Jewish World Review Sept. 12, 2002 / 6 Tishrei, 5762
http://www.jewishworldreview.com -- Last year we watched in amazement as the New York Stock Exchange and Nasdaq reopened just six days after the terrorist attacks of Sept. 11.
Through a combination of strong leadership, round-the-clock work and rock-solid resolve, Wall Street and Washington achieved the seemingly impossible: rebuilding the exchanges' infrastructure and returning to a workplace just blocks from the continuing rescue operations at Ground Zero.
The task became even harder after the opening bell rang. The Dow plummeted 684 points - or 7 percent - for the session, and more than $1 trillion dollars in market value was wiped out that week.
But that day, it was the positive symbolism that prevailed. The markets were back open for business. The terrorists had failed to destroy our financial capital. We had won the first battle in the war against terrorism.
Now, much of that optimism, at least in terms of our financial system, has been severely eroded. The UBS/Gallup Index of Investor Optimism has fallen to 52 (from 124 when the index debuted six years ago), slightly above its all-time low, which was reached in July. That same index stood at 50 immediately following the attacks, but within a month it snapped back to a healthy 86.
What has happened? A breakdown in business ethics has shattered investor confidence in our corporate and political leaders and our markets.
In the past year, we've seen CEOs blatantly lying to shareholders about corporate results while collecting millions in out-of-control compensation packages. We've seen executives from firms like Enron cashing out their shares while keeping employees from doing the same in their 401(k)s. We've seen Wall Street analysts talking up stocks that they secretly admitted were "dogs." We've seen allegations of insider trading. We've seen an administration and lawmakers who apparently believe the tough issues in corporate reform can be avoided.
The uncertainty caused by this lack of integrity has placed a chokehold on the markets, already under pressure from the weak recovery and the impact of the terrorist attacks. Consider the Dow's performance following Sept. 11 compared with periods following other traumatic events in recent memory. One year after the 1987 stock market crash, the Dow was up 23 percent. One year after the 1993 World Trade Center bombing, the Dow was up 14 percent. One year after we entered the Gulf War, the Dow had gained 24 percent.
Today, however, the Dow remains well below pre-Sept. 11 levels, and the retirement savings of millions of American workers have been ravaged.

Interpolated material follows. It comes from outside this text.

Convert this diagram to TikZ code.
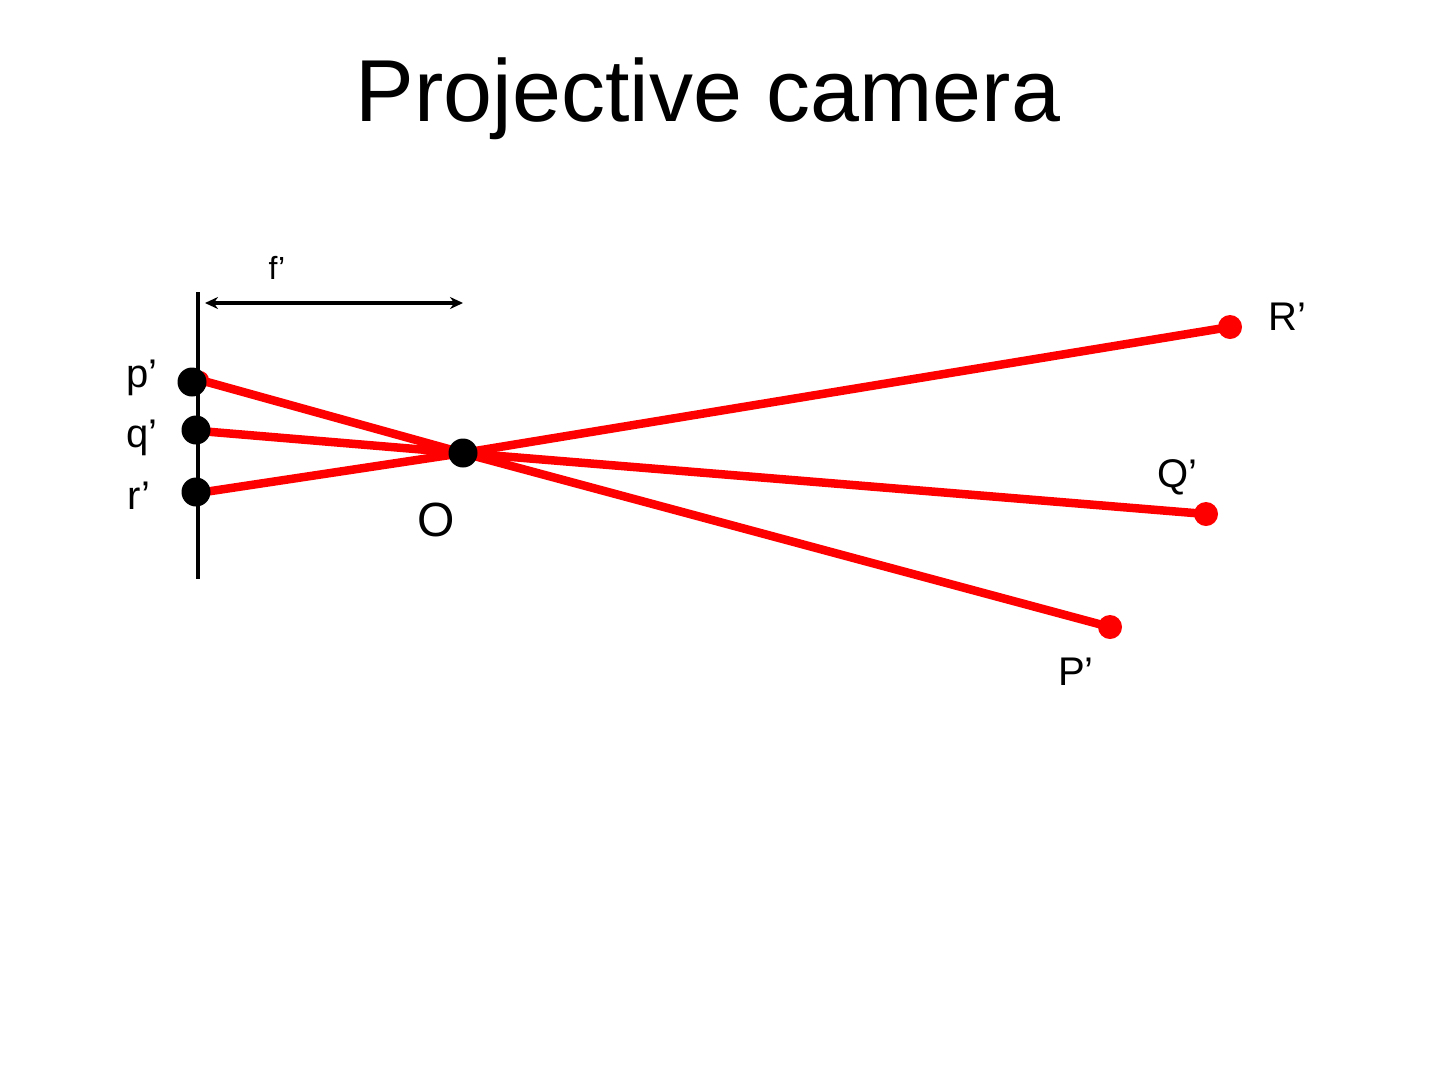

In fact, the average 401k lost 11 percent of its value in 2001. That's on top of a 9 percent loss the previous year.
In the months ahead, we'll likely face much more uncertainty in the markets, as the Bush administration weighs going to war with Iraq.
With so many risks in play - from the threat of war to the weak recovery to the threat of another major domestic terrorist attack - our corporate and political leaders need to do everything they can to help rebuild trust in our financial system. Some positive steps have been taken, but there is still much more to do. Stock options must be expensed. The president should hold another economic summit, this time inviting the Democrats and encouraging debate. The Justice Department must put more corporate criminals behind bars and strip them of their ill-gotten gains. CEOs must be held to higher standards, and CEO pay must be brought back under control.
In the six days following an epic tragedy, our leaders on Wall Street and in Washington proved how much they could accomplish when they wanted to. That same resolve is needed today to restore integrity to our markets and our financial system. It's the least we can do to honor those died on Sept. 11 and those who are now risking their lives to prevent such a tragedy from happening again.